The first thing that the "changes" affected was the love story in The Great Magician. Instead of a love "heist" against overwhelming odds, it became a love triangle that didn't really fit into the story. The unlikely romance between Liu Yin and the General lacks chemistry while her tiff with Magician felt immature in that situation.  Lau Ching Wan's dubious "evil" general role could have been given more layer to established some form of emotional anchor point but it's all pretty fluffy character setup for General Lei's character. Zhou Xun didn't have much to work on for her character that's torn in between the two male leads. Her dilemma came off more as indifferent and that's made it hard to feel for this love triangle. It really pale in comparison with Zhou Xun's previous movie Perhaps Love (which also featured her in a love triangle). One of the reasons why this movie couldn't go in depth with an emotional love triangle would be that it had to juggle with comedy and that would bring us to the second problem with this movie. 

It didn't like a good choice for the director and these three main cast to embark on comedy.
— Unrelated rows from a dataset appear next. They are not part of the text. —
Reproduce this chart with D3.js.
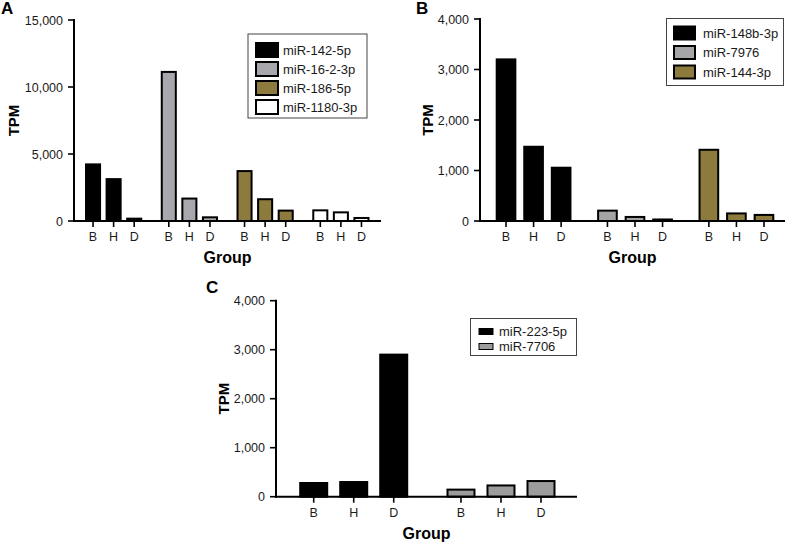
<!DOCTYPE html>
<html><head><meta charset="utf-8">
<script src="https://cdn.jsdelivr.net/npm/d3@7"></script>
<style>
body{margin:0;background:#fff;}
text{font-family:"Liberation Sans",Arial,sans-serif;}
</style></head>
<body>
<svg id="chart" width="788" height="543"></svg>
<script>
// ---- data ----
const groups = ["B", "H", "D"];

const seriesA = ["miR-142-5p", "miR-16-2-3p", "miR-186-5p", "miR-1180-3p"];
const valuesA = [
  [4300, 3200, 250],
  [11200, 1750, 350],
  [3800, 1700, 850],
  [870, 720, 300]
];
const ticksA = [0, 5000, 10000, 15000];

const seriesB = ["miR-148b-3p", "miR-7976", "miR-144-3p"];
const valuesB = [
  [3220, 1490, 1075],
  [225, 100, 50],
  [1430, 170, 140]
];
const ticksB = [0, 1000, 2000, 3000, 4000];

const seriesC = ["miR-223-5p", "miR-7706"];
const valuesC = [
  [300, 320, 2920],
  [165, 250, 340]
];
const ticksC = [0, 1000, 2000, 3000, 4000];

// ---- styling / layout ----
const colorsA = ["#000000", "#a7a7ad", "#8c7b3c", "#ffffff"];
const colorsB = ["#000000", "#a5a5a7", "#8c7b3c"];
const colorsC = ["#000000", "#9c9c9c"];

const svg = d3.select("#chart");

function panel(cfg) {
  const g = svg.append("g");
  const y = d3.scaleLinear().domain([0, cfg.ticks[cfg.ticks.length - 1]]).range([cfg.y0, cfg.y1]);
  const xo = d3.scaleBand().domain(cfg.series).range(cfg.xr).paddingInner(0.185).paddingOuter(0);
  const xi = d3.scaleBand().domain(groups).range([0, xo.bandwidth()]).padding(cfg.barPad).paddingOuter(cfg.barPad / 2);

  // bars
  cfg.series.forEach((s, si) => {
    const gg = g.append("g").attr("transform", `translate(${xo(s)},0)`);
    gg.selectAll("rect").data(cfg.values[si]).join("rect")
      .attr("x", (d, i) => xi(groups[i]) + 1)
      .attr("width", xi.bandwidth() - 2)
      .attr("y", d => y(d) + 1)
      .attr("height", d => Math.max(0, cfg.y0 - y(d) - 1))
      .attr("fill", cfg.colors[si])
      .attr("stroke", "#000")
      .attr("stroke-width", 2);
    // x ticks
    gg.selectAll("line.xt").data(groups).join("line")
      .attr("x1", d => xi(d) + xi.bandwidth() / 2).attr("x2", d => xi(d) + xi.bandwidth() / 2)
      .attr("y1", cfg.y0).attr("y2", cfg.y0 + 6)
      .attr("stroke", "#000").attr("stroke-width", 1.6);
    gg.selectAll("text.xl").data(groups).join("text")
      .attr("x", d => xi(d) + xi.bandwidth() / 2)
      .attr("y", cfg.y0 + 20)
      .attr("text-anchor", "middle")
      .attr("font-size", 12.5)
      .attr("fill", "#1a1a1a")
      .text(d => d);
  });

  // axes lines
  g.append("line").attr("x1", cfg.ax).attr("x2", cfg.ax).attr("y1", cfg.y1 - 1).attr("y2", cfg.y0 + 1)
    .attr("stroke", "#000").attr("stroke-width", 2);
  g.append("line").attr("x1", cfg.ax - 1).attr("x2", cfg.axEnd).attr("y1", cfg.y0).attr("y2", cfg.y0)
    .attr("stroke", "#000").attr("stroke-width", 2);
  // y ticks
  g.selectAll("line.yt").data(cfg.ticks).join("line")
    .attr("x1", cfg.ax - 6).attr("x2", cfg.ax).attr("y1", d => y(d)).attr("y2", d => y(d))
    .attr("stroke", "#000").attr("stroke-width", 1.6);
  g.selectAll("text.yl").data(cfg.ticks).join("text")
    .attr("x", cfg.ax - 11).attr("y", d => y(d) + 4.5)
    .attr("text-anchor", "end").attr("font-size", 12.5).attr("fill", "#1a1a1a")
    .text(d => d3.format(",")(d));

  // axis titles
  g.append("text").attr("transform", `translate(${cfg.tpmX},${(cfg.y0 + cfg.y1) / 2}) rotate(-90)`)
    .attr("text-anchor", "middle").attr("font-size", 15).attr("font-weight", "bold").text("TPM");
  g.append("text").attr("x", (cfg.ax + cfg.axEnd) / 2).attr("y", cfg.y0 + 42)
    .attr("text-anchor", "middle").attr("font-size", 16).attr("font-weight", "bold").text("Group");
  g.append("text").attr("x", cfg.lblX).attr("y", cfg.lblY)
    .attr("font-size", 17).attr("font-weight", "bold").text(cfg.label);

  // legend
  const L = cfg.legend;
  g.append("rect").attr("x", L.x).attr("y", L.y).attr("width", L.w).attr("height", L.h)
    .attr("fill", "#fff").attr("stroke", "#444").attr("stroke-width", 1);
  cfg.series.forEach((s, si) => {
    const cy = L.y + L.first + si * L.step;
    g.append("rect").attr("x", L.sx).attr("y", cy - L.sh / 2).attr("width", L.sw).attr("height", L.sh)
      .attr("fill", cfg.colors[si]).attr("stroke", "#000").attr("stroke-width", L.sstroke);
    g.append("text").attr("x", L.tx).attr("y", cy + 4.5).attr("font-size", 13).attr("fill", "#1a1a1a").text(s);
  });
}

panel({
  label: "A", lblX: 1, lblY: 14,
  series: seriesA, values: valuesA, colors: colorsA, ticks: ticksA,
  y0: 221, y1: 20, ax: 74, axEnd: 381, xr: [82.75, 371.75], barPad: 0.22, tpmX: 19,
  legend: {x: 248, y: 34, w: 119, h: 84, first: 16, step: 19, sx: 256, sw: 22, sh: 14, sstroke: 2, tx: 283}
});
panel({
  label: "B", lblX: 416, lblY: 14,
  series: seriesB, values: valuesB, colors: colorsB, ticks: ticksB,
  y0: 221, y1: 19, ax: 480, axEnd: 785, xr: [492.25, 777.75], barPad: 0.25, tpmX: 433,
  legend: {x: 666.5, y: 18.5, w: 117, h: 67, first: 14.5, step: 19.5, sx: 674, sw: 21, sh: 13, sstroke: 2, tx: 703}
});
panel({
  label: "C", lblX: 206, lblY: 293,
  series: seriesC, values: valuesC, colors: colorsC, ticks: ticksC,
  y0: 496.7, y1: 300.7, ax: 276, axEnd: 577, xr: [293.7, 561], barPad: 0.275, tpmX: 229,
  legend: {x: 470.5, y: 318.5, w: 106, h: 37, first: 13, step: 15, sx: 479, sw: 14, sh: 6, sstroke: 1, tx: 499}
});
</script>
</body></html>
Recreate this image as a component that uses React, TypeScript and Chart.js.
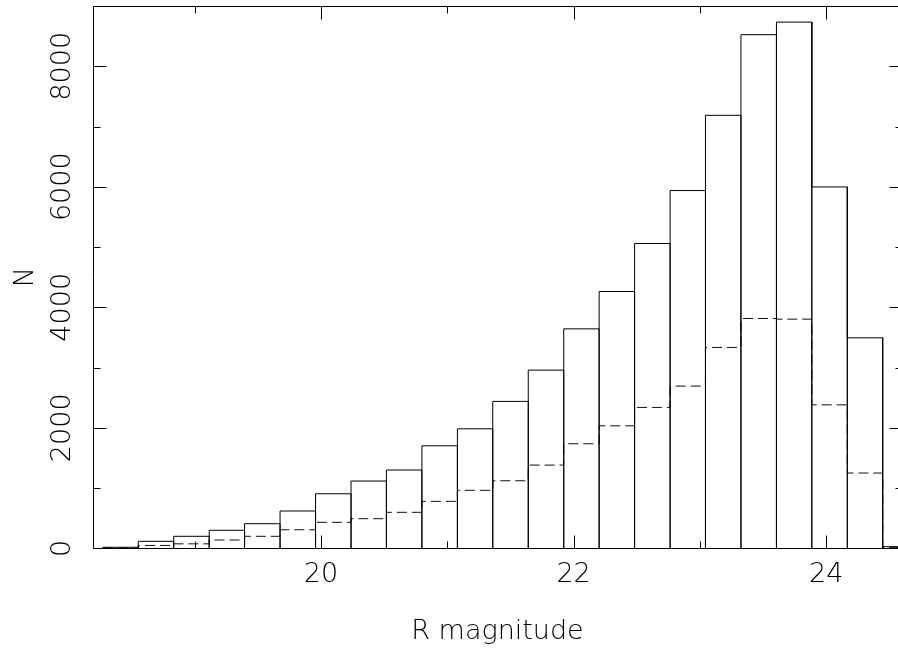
import { useEffect, useRef } from 'react';
import { Chart, registerables } from 'chart.js';

Chart.register(...registerables);

// Bin edges of the histogram (R magnitude)
const binEdges = [
  18.273, 18.553, 18.834, 19.115, 19.395, 19.676, 19.957, 20.238, 20.518, 20.799,
  21.080, 21.360, 21.641, 21.922, 22.202, 22.483, 22.764, 23.044, 23.325, 23.606,
  23.886, 24.167, 24.447, 24.728,
];
// Solid histogram: all objects per bin
const allCounts = [
  17, 116, 199, 299, 408, 619, 905, 1116, 1299, 1701, 1983, 2438, 2957, 3642, 4262,
  5058, 5937, 7186, 8524, 8733, 5997, 3493, 27,
];
// Dashed histogram: subset per bin
const subsetCounts = [
  5, 47, 74, 138, 199, 308, 431, 491, 597, 779, 962, 1121, 1381, 1735, 2033,
  2338, 2692, 3333, 3814, 3803, 2381, 1249, 15,
];
const xRange = [18.195, 24.6];
const yRange = [0, 9000];
const xMajorStep = 2;
const yMajorStep = 2000;
const xTitle = 'R magnitude';
const yTitle = 'N';

const FONT = { family: 'DejaVu Sans', size: 27, weight: '200' as const };

function outlinePoints(edges: number[], counts: number[]) {
  const pts: { x: number; y: number }[] = [];
  counts.forEach((c, i) => {
    pts.push({ x: edges[i], y: 0 }, { x: edges[i], y: c }, { x: edges[i + 1], y: c }, { x: edges[i + 1], y: 0 });
  });
  return pts;
}

function stepPoints(edges: number[], counts: number[]) {
  const pts: { x: number; y: number }[] = [{ x: edges[0], y: 0 }];
  counts.forEach((c, i) => {
    pts.push({ x: edges[i], y: c }, { x: edges[i + 1], y: c });
  });
  pts.push({ x: edges[edges.length - 1], y: 0 });
  return pts;
}

const isMultiple = (v: number, step: number) => Math.abs(v / step - Math.round(v / step)) < 1e-6;

const framePlugin = {
  id: 'frameTicks',
  afterDatasetsDraw(chart: any) {
    const { ctx, chartArea: a, scales } = chart;
    const xs = scales.x;
    const ys = scales.y;
    const L = Math.round(a.left) + 0.5;
    const R = Math.round(a.right) + 0.5;
    const T = Math.round(a.top) + 0.5;
    const B = Math.floor(a.bottom) + 0.5;
    ctx.save();
    ctx.strokeStyle = '#000';
    ctx.lineWidth = 1;
    ctx.setLineDash([]);
    ctx.beginPath();
    ctx.rect(L, T, R - L, B - T);
    xs.ticks.forEach((t: any) => {
      const px = Math.round(xs.getPixelForValue(t.value)) + 0.5;
      const len = isMultiple(t.value, xMajorStep) ? 13 : 7;
      ctx.moveTo(px, B);
      ctx.lineTo(px, B - len);
      ctx.moveTo(px, T);
      ctx.lineTo(px, T + len);
    });
    ys.ticks.forEach((t: any) => {
      const py = Math.round(ys.getPixelForValue(t.value)) + 0.5;
      const len = isMultiple(t.value, yMajorStep) ? 13 : 7;
      ctx.moveTo(L, py);
      ctx.lineTo(L + len, py);
      ctx.moveTo(R, py);
      ctx.lineTo(R - len, py);
    });
    ctx.stroke();
    ctx.restore();
  },
};

export default function App() {
  const ref = useRef<HTMLCanvasElement | null>(null);

  useEffect(() => {
    if (!ref.current) return;
    const chart = new Chart(ref.current, {
      type: 'line',
      data: {
        datasets: [
          {
            label: 'all',
            data: outlinePoints(binEdges, allCounts),
            borderColor: '#000',
            borderWidth: 1,
            pointRadius: 0,
            fill: false,
            tension: 0,
          },
          {
            label: 'subset',
            data: stepPoints(binEdges, subsetCounts),
            borderColor: '#111',
            borderWidth: 1,
            borderDash: [10, 5],
            pointRadius: 0,
            fill: false,
            tension: 0,
          },
        ],
      },
      options: {
        responsive: false,
        animation: false,
        events: [],
        layout: { padding: { top: 6, right: 8, left: 0, bottom: 0 } },
        plugins: { legend: { display: false }, tooltip: { enabled: false } },
        scales: {
          x: {
            type: 'linear',
            min: xRange[0],
            max: xRange[1],
            offset: false,
            grid: { display: false, drawTicks: false },
            border: { display: false },
            ticks: {
              stepSize: 1,
              includeBounds: false,
              autoSkip: false,
              minRotation: 0,
              maxRotation: 0,
              padding: 10.5,
              color: '#000',
              font: FONT,
              callback: (v: any) => (isMultiple(Number(v), xMajorStep) ? String(Math.round(Number(v))) : ''),
            },
            title: { display: true, text: xTitle, color: '#000', font: FONT, padding: { top: 0, bottom: 1 } },
            afterFit: (s: any) => {
              s.height = 100.7;
              s.paddingLeft = 0;
              s.paddingRight = 0;
            },
          },
          y: {
            type: 'linear',
            min: yRange[0],
            max: yRange[1],
            grid: { display: false, drawTicks: false },
            border: { display: false },
            ticks: {
              stepSize: 1000,
              autoSkip: false,
              minRotation: 90,
              maxRotation: 90,
              crossAlign: 'center',
              padding: -4.6,
              color: '#000',
              font: FONT,
              callback: (v: any) => (isMultiple(Number(v), yMajorStep) ? String(Math.round(Number(v))) : ''),
            },
            title: { display: true, text: yTitle, color: '#000', font: FONT, padding: { top: 9.6, bottom: 0 } },
            afterFit: (s: any) => {
              s.width = 93;
              s.paddingTop = 0;
              s.paddingBottom = 0;
            },
          },
        },
      },
      plugins: [framePlugin],
    });
    return () => chart.destroy();
  }, []);

  return (
    <div
      style={{
        position: 'fixed',
        left: 0,
        top: 0,
        width: 898,
        height: 649,
        overflow: 'hidden',
        background: '#fff',
      }}
    >
      <canvas ref={ref} width={910} height={649} style={{ display: 'block', width: 910, height: 649 }} />
    </div>
  );
}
It's been reported that the director didn't want to slapstick comedy but for the four key personnel involved, it's been a long time since they dabble in comedy and it felt like they were out of their comedic depth in The Great Magician. Since comedy is subjective, all I would say that there was a few chuckles in this movie but nothing that stood out as hilarious.

 But it's not all gloom and doom with this movie. The showmanship of magic performances was pretty impressive even in a movie where all the tricks could be done easily with special effects. That aspect relied heavily on Tony Leung's performance and on-screen charisma. Lau Ching Wan's role as the questionable simpleton was intriguing and could be given more emotional depth but sadly, it had to divert it's attention to humour that didn't really worked.

As a He Sui Pian 贺岁片 (Chinese New Year Movie), The Great Magician is one of the better choice to pass time with. But as a Derek Yee, Tony Leung, Zhou Xun and Lau Ching Wan collaboration, it's rather disappointing. It's particularly surprising coming from a director like Derek Yee as his movies are usually solid in building up characters / events and his stories generally have a good flow to it. Perhaps it's to cater to the China market (and censors) or it might seem that the director had learn his lesson from release a bleak movie during the Chinese New Year period with Protege but The Great Magician would definitely better if it was given a more somber spin.